As many as 30-35 percent avoid conscription on health grounds, while only 37 percent of those conscripted last year were deemed fit for military service across all the indicators, and 30.7 percent were declared as "apparently healthy." Consequently, the MoD has abolished a number of statutory reasons for deferment, though their criterion now seems unclear. Fathers with children younger than three years old are now being conscripted, while teachers, doctors and students from rural areas are included as well as students from religious seminaries. In fact, by reducing the term of service, the Russian conscription system may be severely tested this spring, with plausible solutions either being to return to the previous length of service or increase the numbers conscripted; for the time being the MoD has opted for the latter (, March 19).

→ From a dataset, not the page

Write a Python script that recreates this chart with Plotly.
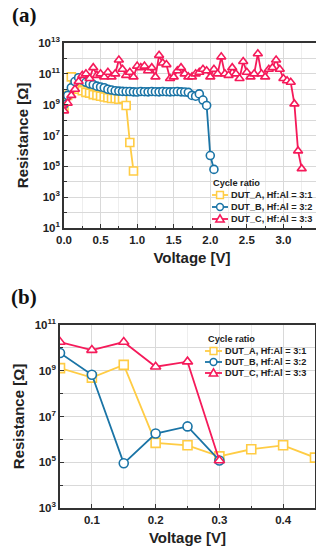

Despite presidential support for military reform, this spring the Russian army faces a crisis in its manpower, while the first elements of reform are being instigated, and many wonder what impact these changes will have. The Russian MoD faces two seemingly insurmountable issues: Russia’s demographic crisis affecting the conscription pool and the deep unpopularity of military service, despite Putin’s patriotic youth camps. In any case, many bewildered recruits will indirectly suffer as a result of the culling of the officer corps, leaving them potentially confused, frightened, abused and poorly led.